Olivier Méjean a écrit :
Le mardi 5 octobre 2010 16:27:20, Ahmad Samir a écrit :
On 5 October 2010 16:21, Olivier Méjean<[email protected]> wrote:
Le mardi 5 octobre 2010 15:47:20, Ahmad Samir a écrit :
On 5 October 2010 15:28, Tux99<[email protected]> wrote:
Personally I think the way Mandriva maintains both updates and
backports for each release is a waste of resources.
How is it a waste?
A practical example is the college professor / school teacher (see
Fernando Parra post a few emails back); he doesn't want to upgrade the
boxes in the lab, he doesn't care if they have the newest/shiniest
versions, just that the distro is stable and works(tm). The same
applies for a company, servers... etc. We aren't talking only about
personal boxes that can break without too much drastic consequences.
No need to update. What on earth is that feeling that a rolling distro
forces users to update ?
Really? they wouldn't be interested in security updates at all?
I just say that updating is not something imposed, you are free to update or
not to update, you are free to just install security updates. Either under
fixed or rolling no one is imposed to do updates. When reading the topic i get
the feeling that some think that rolling distro means to be forced to do
updates.
Again a rolling distro is something that's not clearly defined. And to
be honest, a rolling distro isn't suitable for new or inexperienced
users. Simply because you can't guarantee that a new package won't
introduce regressions (or totally break an app), in this case an
experienced user will know how to revert to an older version, a new or
inexperienced user won't.
Look at the rolling distros that've been mentioned, Debian or Gentoo,
right? would anyone recommend Debian or Gentoo for a
new/inexperienced/non-power user?
PCLinuxOS is a rolling distro and is to inexperienced users.
Olivier
And nothing breaks? no critical apps get broken in that model?

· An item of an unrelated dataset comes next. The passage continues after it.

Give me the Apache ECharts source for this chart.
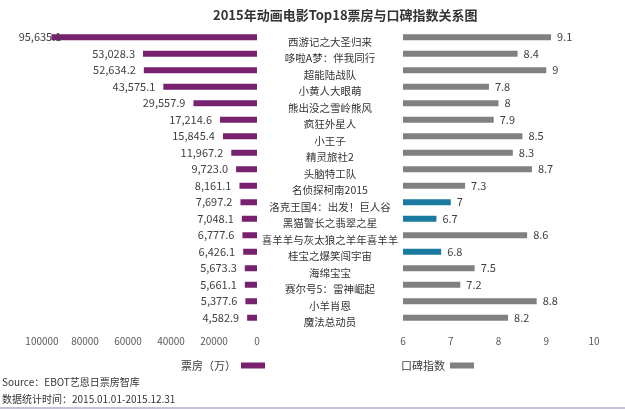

Personally I haven't use PCLinuxOS before, so can't tell for sure; my
guess would be yes, stuff break because new versions are prone to
introduce regressions. Note that this happens in cooker, which is
indeed a rolling distro.
From what i've heard (mainly former users of Mandriva who switched to PCLOS
because they did not want to change their distro every 6 months while wishing
to have up-to-date softwares) there is no major break.
Rolling distro does not mean no test for updates or no development version.
I find it odd for a user llike me to read that we can have a rolling
distribution unstable, but we can't have a stable rolling distribution
Olivier
The point is that to ensure that the distro collectively is stable, is a
lot more work than just ensuring that each single application works.
There are a lot of factors, such as timing and interaction between
modules that come into play. The advantage of periodic releases is that
these problems tend to get resolved.
If there is a constant flux of applications, that will be much less the
case.
If you are worried about updating as often (although it isn't a
difficult process), you can always update the distro release once every
12, 18, or 24 months, and depend on security and bug updates (of
course), and whatever backport and other updates wanted in the interim.
The advantage of the current system is that the various applications are
much more likely to play nicely together.
By the way, I do understand that many users have limited bandwidth for
download.
Maybe some sort of program to distribute Mageia DVDs - for a nominal fee
to cover costs - would be a good idea.